朝になると、彼女は子供たちを連れて旅発った。川が現れた。昨夜降った雨で、川の水が増えて腰まで浸かった。彼女は子供を一人ずつ渡すことにした。ところが赤ん坊を渡しておいて戻ってくると、鷹がその赤ん坊をかっさらっていくのではないか。彼女は大声を叫んだ。すると、長男が母が自分を呼ぶと思って川に飛び込んだ。二人の子供はそうやって死んだ。それどころか両親と弟さえも火災で死亡したという。
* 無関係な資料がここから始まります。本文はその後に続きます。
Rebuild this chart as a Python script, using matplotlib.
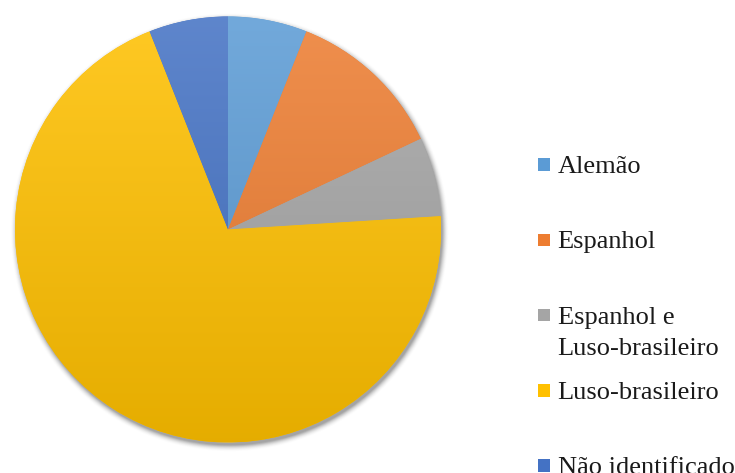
import matplotlib
matplotlib.use('Agg')
import matplotlib.pyplot as plt
import matplotlib.colors as mcolors
from matplotlib.patches import Rectangle
import numpy as np

categories = ['Alemão', 'Espanhol', 'Espanhol e\nLuso-brasileiro', 'Luso-brasileiro', 'Não identificado']
shares = [6, 12, 6, 70, 6]
colors = ['#5B9BD5', '#ED7D31', '#A5A5A5', '#FFC000', '#4472C4']

W, H = 735, 473
fig = plt.figure(figsize=(W / 100, H / 100), dpi=100)
fig.patch.set_facecolor('white')

# pie placement in pixels
cx, cy, R, pad = 228, 229.5, 213, 14
lim = (R + pad) / R
ax = fig.add_axes([(cx - R - pad) / W, (H - cy - R - pad) / H,
                   2 * (R + pad) / W, 2 * (R + pad) / H])

wedges, _ = ax.pie(shares, colors=colors, startangle=90, counterclock=False,
                   radius=1, wedgeprops=dict(edgecolor='none', linewidth=0))
ax.set_aspect('equal')
ax.axis('off')

# soft drop shadow under the pie
n = 500
xs = np.linspace(-lim, lim, n)
X, Y = np.meshgrid(xs, xs[::-1])
rr = np.hypot(X - 0.008, Y + 0.016)
spread = 7 / R
fall = np.clip(1 - (rr - 1) / spread, 0, 1) ** 2
shadow = np.zeros((n, n, 4))
shadow[..., :3] = 0.35
shadow[..., 3] = 0.55 * fall
ax.imshow(shadow, extent=(-lim, lim, -lim, lim), zorder=0, interpolation='bilinear')
for w in wedges:
    w.set_zorder(1)

# vertical shading on each slice: lighter on top, darker at bottom
t = np.linspace(0, 1, 256)[:, None]
for w, c in zip(wedges, colors):
    base = np.array(mcolors.to_rgb(c))
    light = base + (1 - base) * 0.14
    dark = base * 0.9
    grad = light[None, :] * (1 - t) + dark[None, :] * t
    img = np.repeat(grad[:, None, :], 2, axis=1)
    im = ax.imshow(img, extent=(-1, 1, -1, 1), zorder=2, interpolation='bilinear',
                   aspect='auto')
    im.set_clip_path(w)
ax.set_xlim(-lim, lim)
ax.set_ylim(-lim, lim)

# legend on the right, one baseline per text line
entry_y = [164.5, 239.8, 315.1, 390.4, 465.7]
sq = 12.5
line_h = 31.3
for label, c, yc in zip(categories, colors, entry_y):
    fig.patches.append(Rectangle((537.5 / W, (H - yc - sq / 2) / H), sq / W, sq / H,
                                 transform=fig.transFigure, facecolor=c,
                                 edgecolor='none'))
    for i, line in enumerate(label.split('\n')):
        base_y = yc + 8.5 + i * line_h
        fig.text(557.5 / W, (H - base_y) / H, line, fontsize=19,
                 family='Liberation Serif', color='#1a1a1a',
                 ha='left', va='baseline')

fig.savefig('out.png', dpi=100)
彼女が正気を失った理由である。

仏は、その話を聞いて語った。「これ以上悩むな。君は、君を慰め、安らぐ場所になってくれる人のところに来た。君が災いと惨事にあったのは、今日だけのことではない。君は数えきれないほど繰り返される年月の間、大切な息子たちと人々を失い、四大洋の水よりも多い涙を流した」。慰めの言葉で輪廻と 業報の概念を説明したのである。パタカラの傷を慰めたのは、彼女の苦しみを普遍的な実存の問題へと拡張させた仏の慈悲だった。「四大洋の水は、私たちが流した涙に比べれば些細なものである」。仏の慈悲深い目は、女性の涙から人類の涙を見た。